Thanks for this information! Very very helpful, I'm going with 6# per gallon due to getting 10 would be many more scratches and thorns in the legs since I'm picking completely wild berries, pretty cool how nature can work through birds. High in acid, Would the acid strips be sufficient? I found a cheaper acid tester for around 40$ I plan on purchasing these. Heck I even bought a small deep freeze since my fridge freezer was getting full! I want to wow people with this wine.


----------



## Turock (Aug 5, 2013)

No, acid strips are worthless because they only give a ballpark reading with lots of room for error. You're smart to start off the correct way--by getting a PH meter.

I've been talking to my winemaking buddy about buying a small chest freezer just to use during fruit season. So that was a good call to get yourself a freezer. 

Your initial PH reading will probably be around 2.8 or 2.9 So be sure to buy some calcium carbonate for acid adjustment. You'll bring the PH up to 3.4 by adding 1/4 tsp of calcium carb at a time, stirring VERY well, then retesting and adding more. As you get close to the target PH, start reducing the amount of calcium carb because you don't want to over-shoot. 

Our blackberry tastes just like a blackberry pie. So doing the ferment with no water will yield a very delicious result that you'll be proud of.
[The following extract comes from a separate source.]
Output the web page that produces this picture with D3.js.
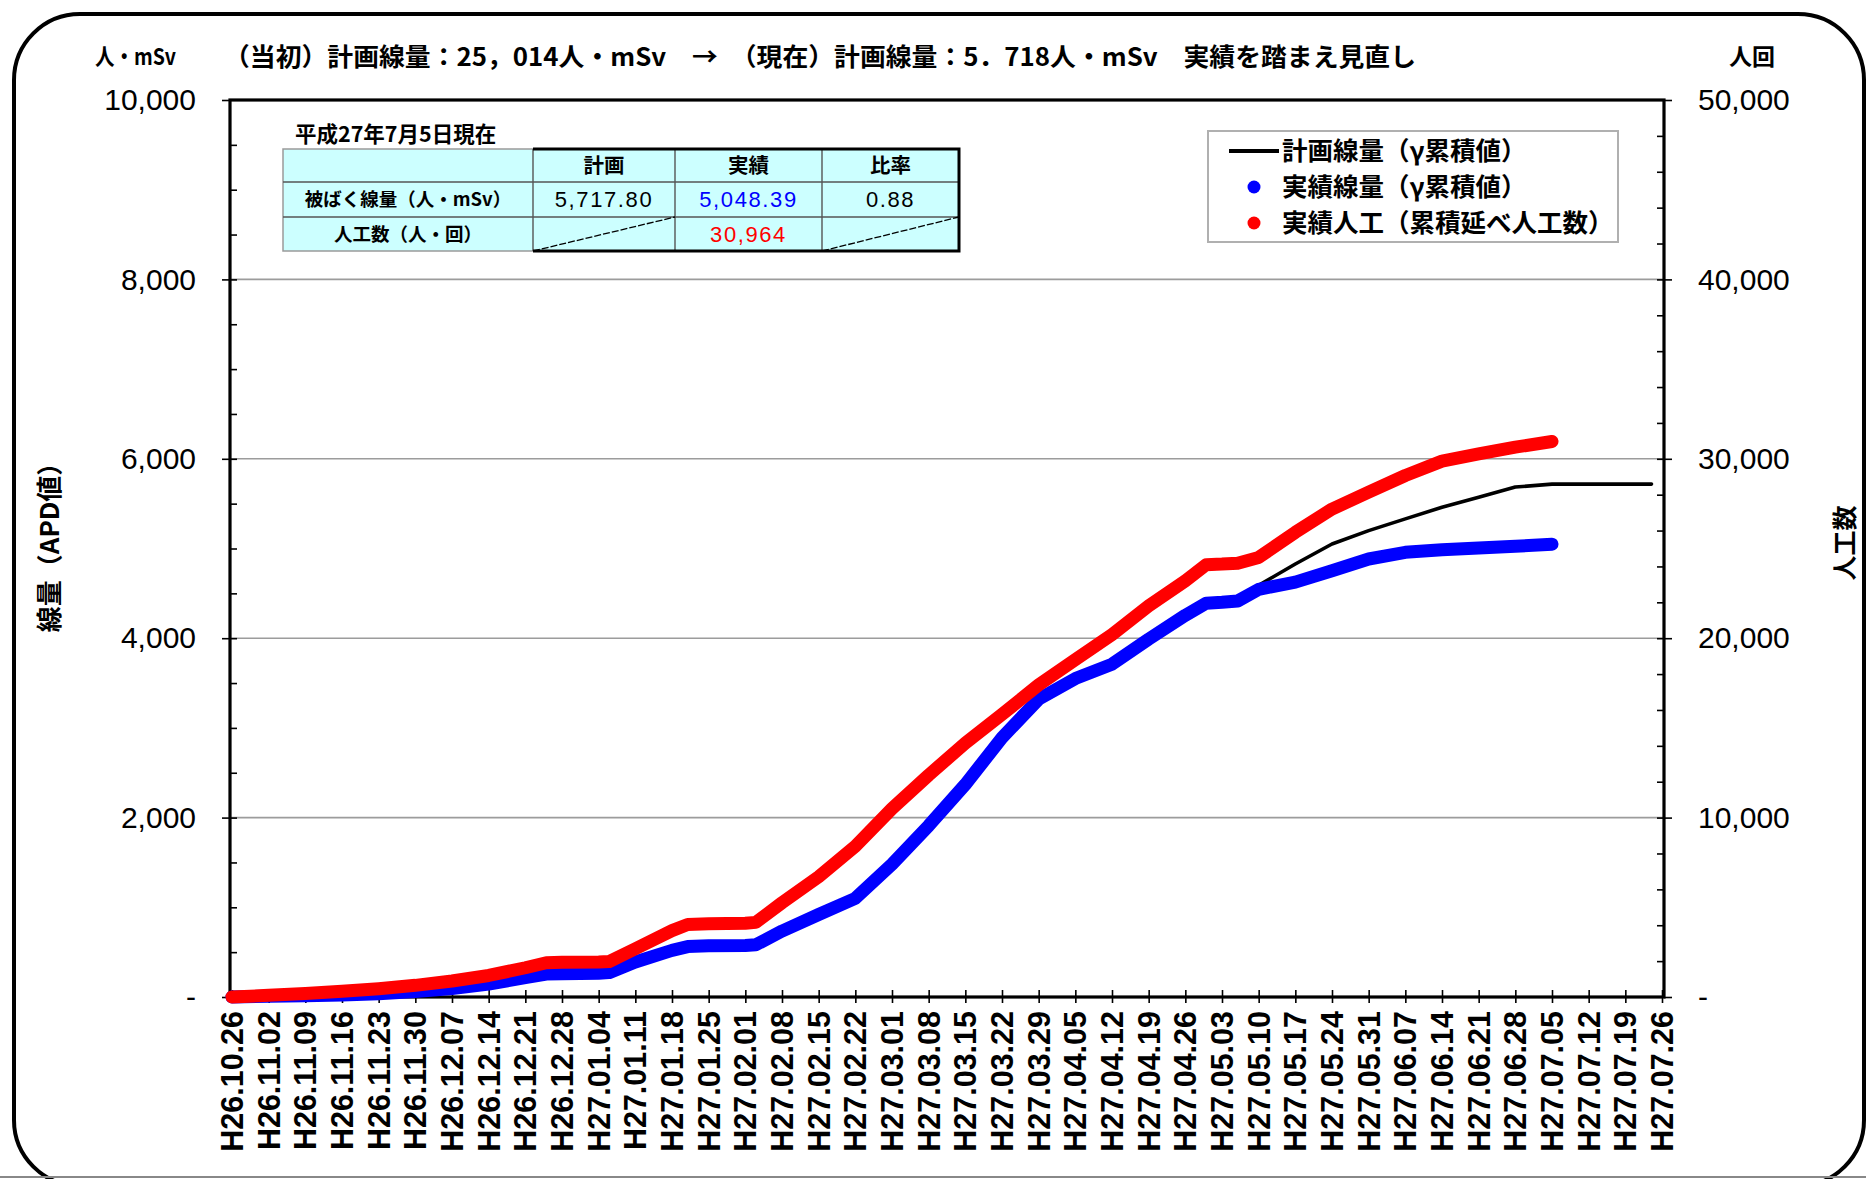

You'll learn alot too by doing a good job with this wine--knowledge you can use on future ferments. 

So, how many pounds of blackberries do you have? Important to know so I can help you thru the ferment, if you want.


----------



## Zexsir (Aug 5, 2013)

http://www.midwestsupplies.com/checker-1-economical-ph-tester.html

I'm thinking something like that will be in the price range. Right now I have 37 pounds of blackberries. My target was 36 (6# per gallon)

Being my first fruit wine I will have tons of questions. My main ones are just when to use which chemicals, Taking hydrometer test, how often and target levels and keeping the wine safe while testing, Racking? should I do it quite often?


----------



## Turock (Aug 6, 2013)

I'm not the best one to ask about the PH meters sold for home winemakers because I've never used one. I have a professional PH meter that was used in a water treatment facility.

As you get ready to do the ferment, we can walk you thru it. What yeast are you using?

You will only need to rack this one or 2 times. Excessive racking is a mistake because every time you do this, you expose the wine to oxygen. You only manipulate wine as much as you need to.


----------



## Zexsir (Aug 7, 2013)

Sounds good. It won't be for a month or more, I'm brewing a stout for my dads birthday.


----------



## Payazo (Oct 29, 2013)

I am located in Ecuador were calcium carbonate is a controlled substance because of the cocaine labs. So my question is can I replace it with baking soda to balance the PH of my Blackberry juice?


----------